Agosto 1945. Il Giappone è ormai devastato dalla guerra che ormai lo decreta sconfitto. L'imperatore Hirohito nella sua casa bunker assiste inerme al declino della propria nazione, mentre le forze occidentali avanzano sul territorio nipponico. Le giornate sono scandite dalle piccole esigenze domestiche e le uniche distrazioni alle intense ore di riflessione sono dei brevi dialoghi con la servitù. Quando il Generale americano Douglas MacArthur lo invita ad un colloquio per stabilire i termini della resa, Hirohito si rende più che disponibile a trattare qualsiasi richiesta. La sua resa garantirà sia la sua esenzione dall'appellativo di "criminale di guerra" che la resa di migliaia di giapponesi pronti sennò a fare harakiri in nome del loro imperatore/divinità.

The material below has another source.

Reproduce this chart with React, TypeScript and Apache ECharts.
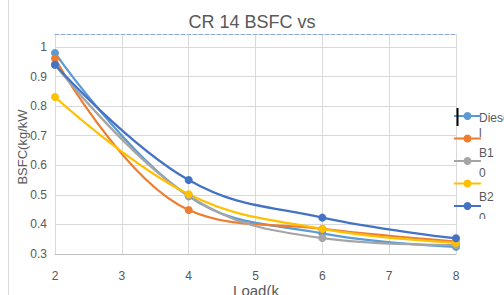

Avvertenze per chiunque desideri recarsi a vedere "Il sole":
1-Fare un lungo ripasso di storia moderna giapponese, con particolare attenzione alla seconda guerra mondiale
2-Portarsi una dosa massiccia di caffè e bicchierini di plastica
3-Mettere in preventivo che il film potrà essere tanto interessante quanto noioso per altri.
Sokurov non è certo un regista "per tutti"; il suo è un cinema ricercato che nella catalogazione di "film d'essai" trova la sua giusta collocazione. I primi 50 minuti assistiamo alla solitudine e impotenza di Hirohito. E' lui il sole del titolo, è lui che cambierà il destino della propria nazione dopo averla condotta sulla strada della guerra e della sconfitta. Sokurov costruisce per ben 50 minuti l'attesa dell'incontro col generale MacArthur mettendo in evidenza i silenzi e le "non-azioni" dell'imperatore. Ci si sofferma sul lato umano di Hirohito, su quei momenti che portarono ad una svolta storica, ovvero la resa della nazione e la rinuncia dello stato di divinità da parte di Hirohito. Peccato però che Sokurov dia tutto per scontato: dalla conoscenza storica dello spettatore sui fatti del passato, a ciò che Hirohito continua a fare proprio durante la narrazione, nelle vesti di imperatore quando esce di casa (non ci viene mostrata la sua dichiarazione di resa al popolo, né gli esiti del suo colloquio con MacArthur). Questo continuo insistere sull'intimità dell'imperatore, a scapito di una visione più ampia e descrittiva della situazione generale, finisce per ritorcersi contro i sopraccitati intenti del regista, ed invece di scoprire un grande uomo (riconosciuto oggigiorno simbolo del Giappone moderno e dell'unità del popolo) alle prese con la storia, si rischia di trovare una persona inspiegabilmente tramandata come eroe.
La frase: "A levante e a ponente il mondo aspetta che passi la tempesta".